After being expelled from school in 1908 for insubordination, he attended the Dresden Academy of Fine Arts from 1909 to 1911, where he was taught by Raphael Wehle, Osmar Schindler, Richard Müller, and Robert Sterl. In 1910, His first drawing to be published was in the satirical magazine Ulk. He started painting in oils in 1912 whilst studying at the Berlin College of Arts and Crafts, under tuition from Emil Orlik.
In 1916 he changed the spelling of his name to “de-Germanise” and to have a more international style, adding an “e“ to Georg gave it an English spelling, while in his surname he replaced the German “ß” with its phonetic equivalent “sz”. This was done purely as a protest against German nationalism and with his enthusiasm for America
Grosz was drafted for military service in January 1917, only to be discharged in May as he was permanently unfit.
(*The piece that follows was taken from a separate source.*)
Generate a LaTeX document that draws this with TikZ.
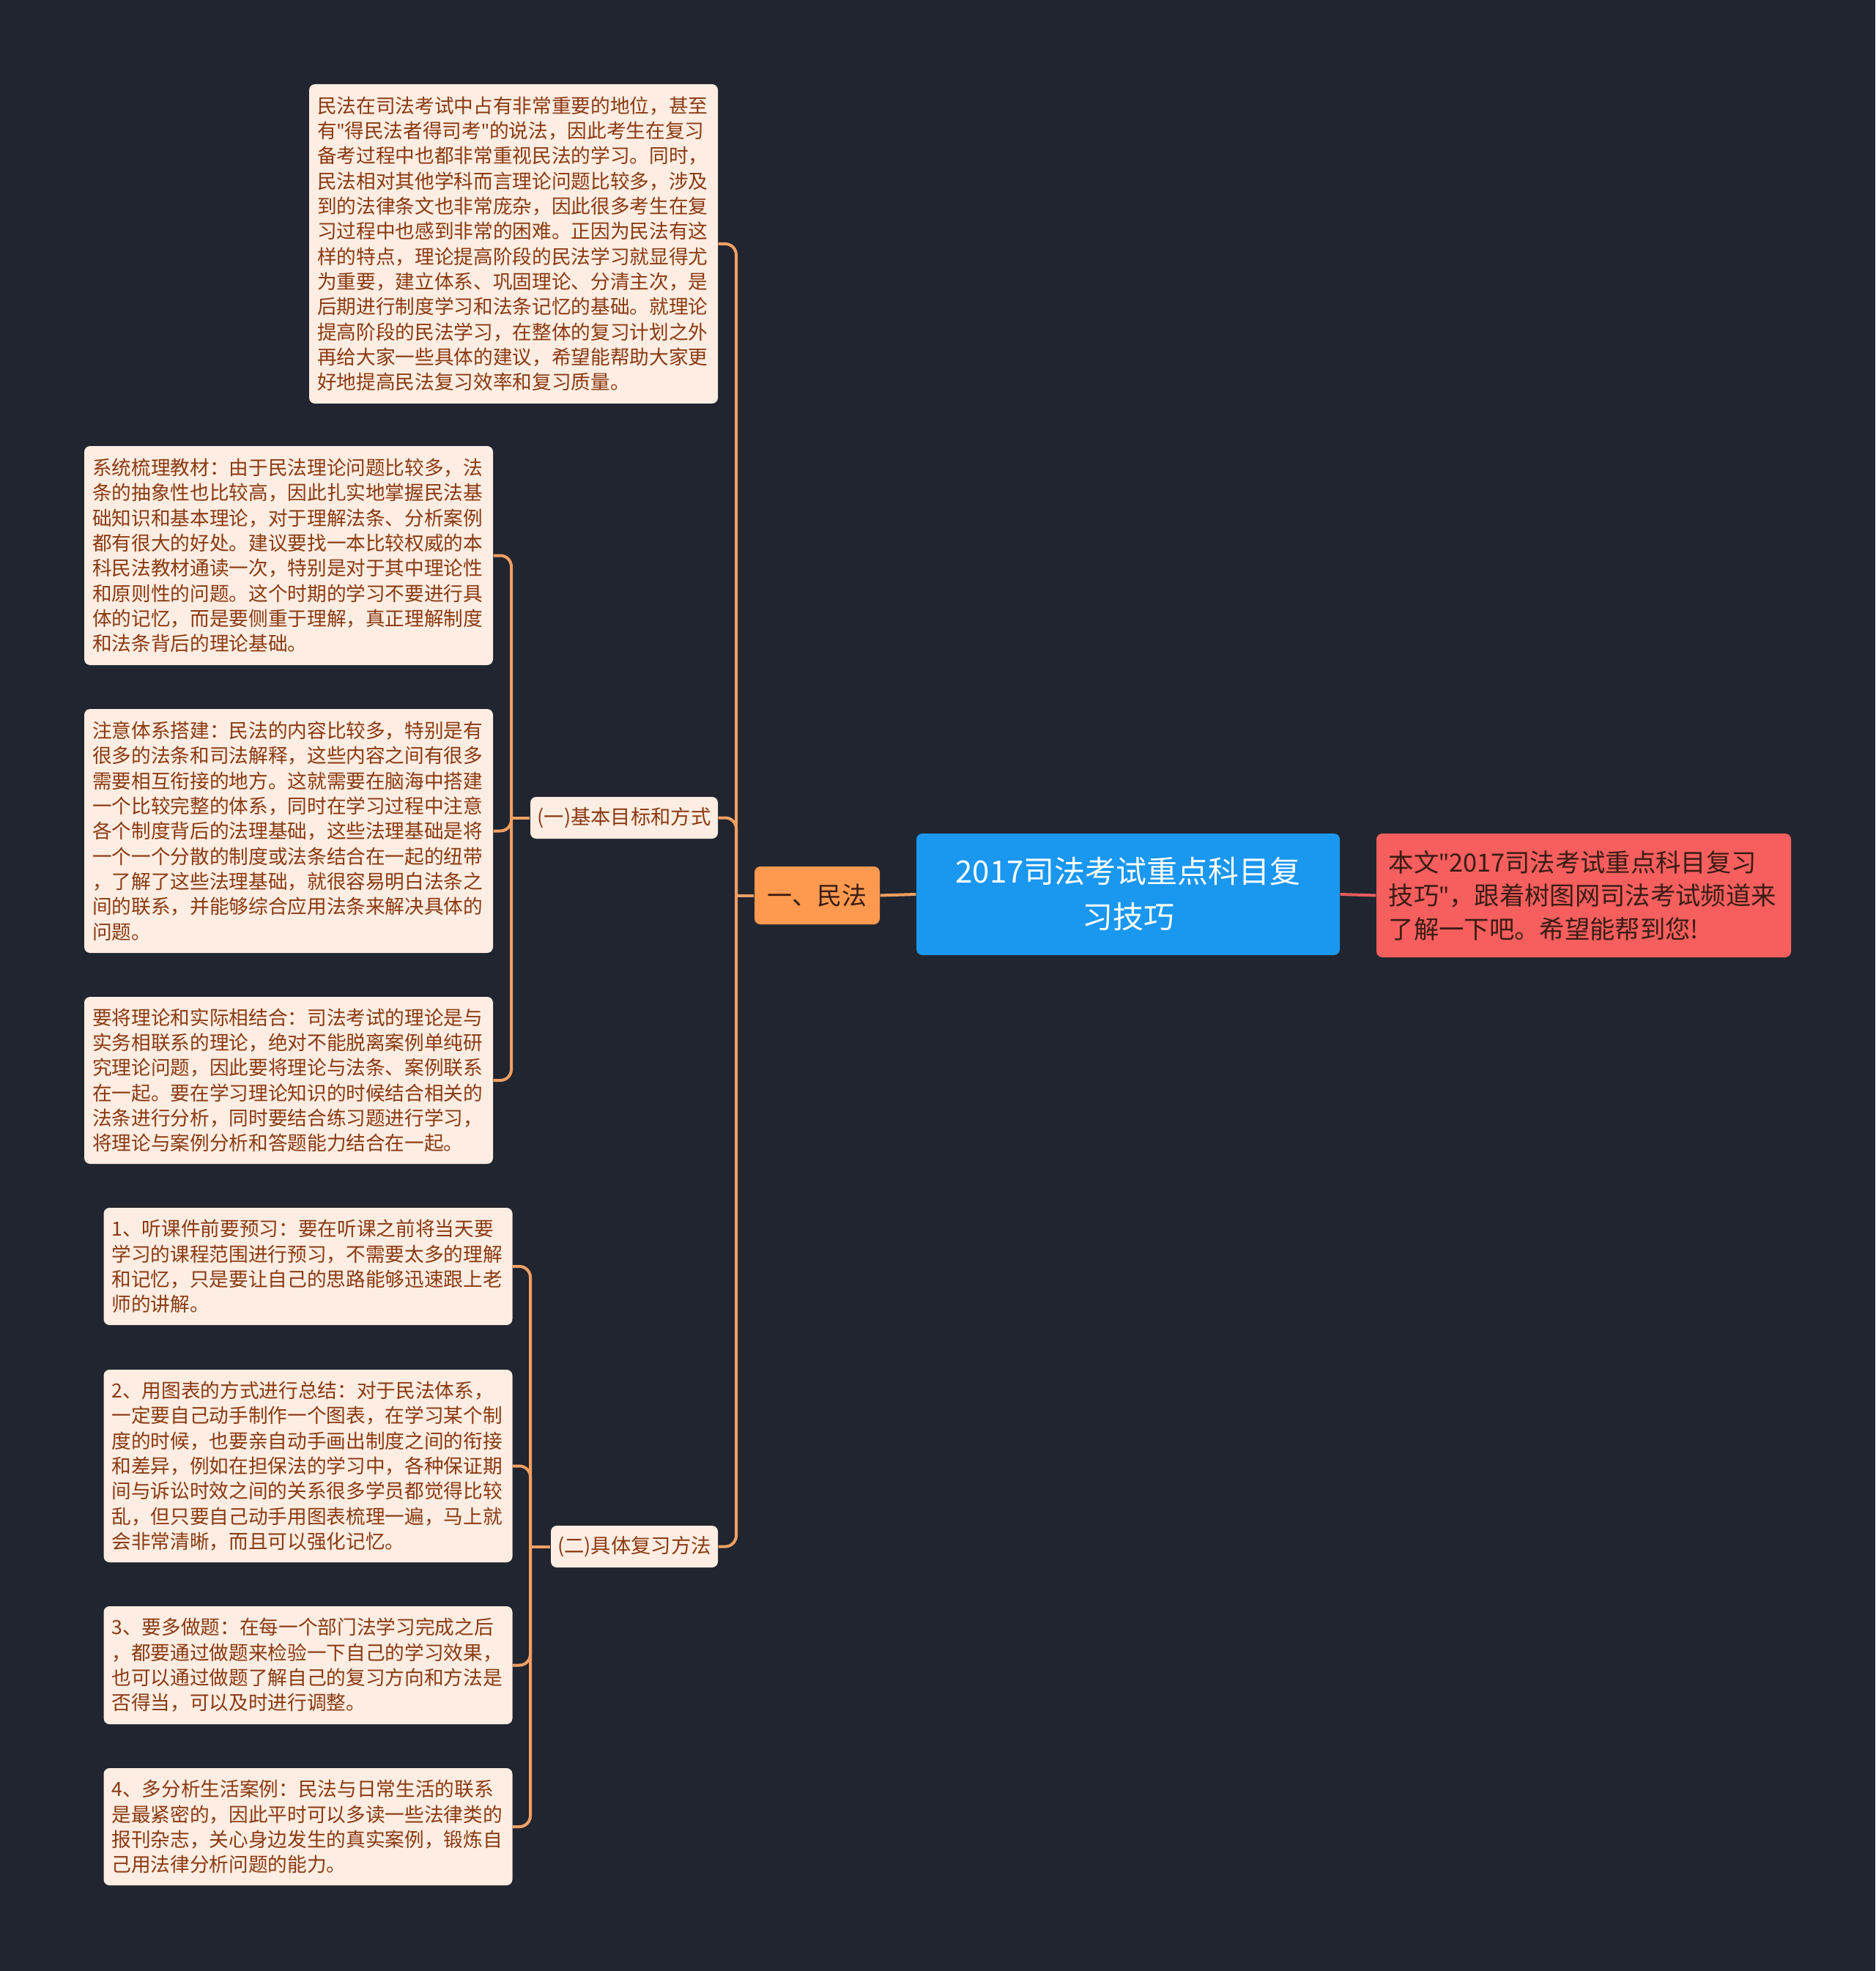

In 1928 he was prosecuted for blasphemy after publishing anticlerical drawings. Grosz “publicly stated that he was neither Christian nor pacifist, but was actively motivated by an inner need to create the pictures”, fortunately, he was acquitted after two appeals.
Grosz left Germany shortly before Hitler came to power as he was against the Nazi regime. In June 1932, he taught a summer semester at the Art Students League of New York. After briefly returning to Germany, he and his family emigrated back to the United States on January 12, 1933, becoming naturalized citizens of the U.S. in 1938. In the 1930s he taught at the Art Students League, where he would continue to work intermittently until 1955.
Whilst in America, Grosz decided to leave his past behind him, changing his artistic style and subject matter. He held regular exhibitions and published his autobiography, A Little Yes and a Big No in 1946. In the 1950s he opened a private art school at his home and also worked as Artist in Residence at the Des Moines Art Center. Even though he had U.S. citizenship, he decided to return to Berlin in May 1959. He died two months later when he fell down a flight of stairs after a night of drinking.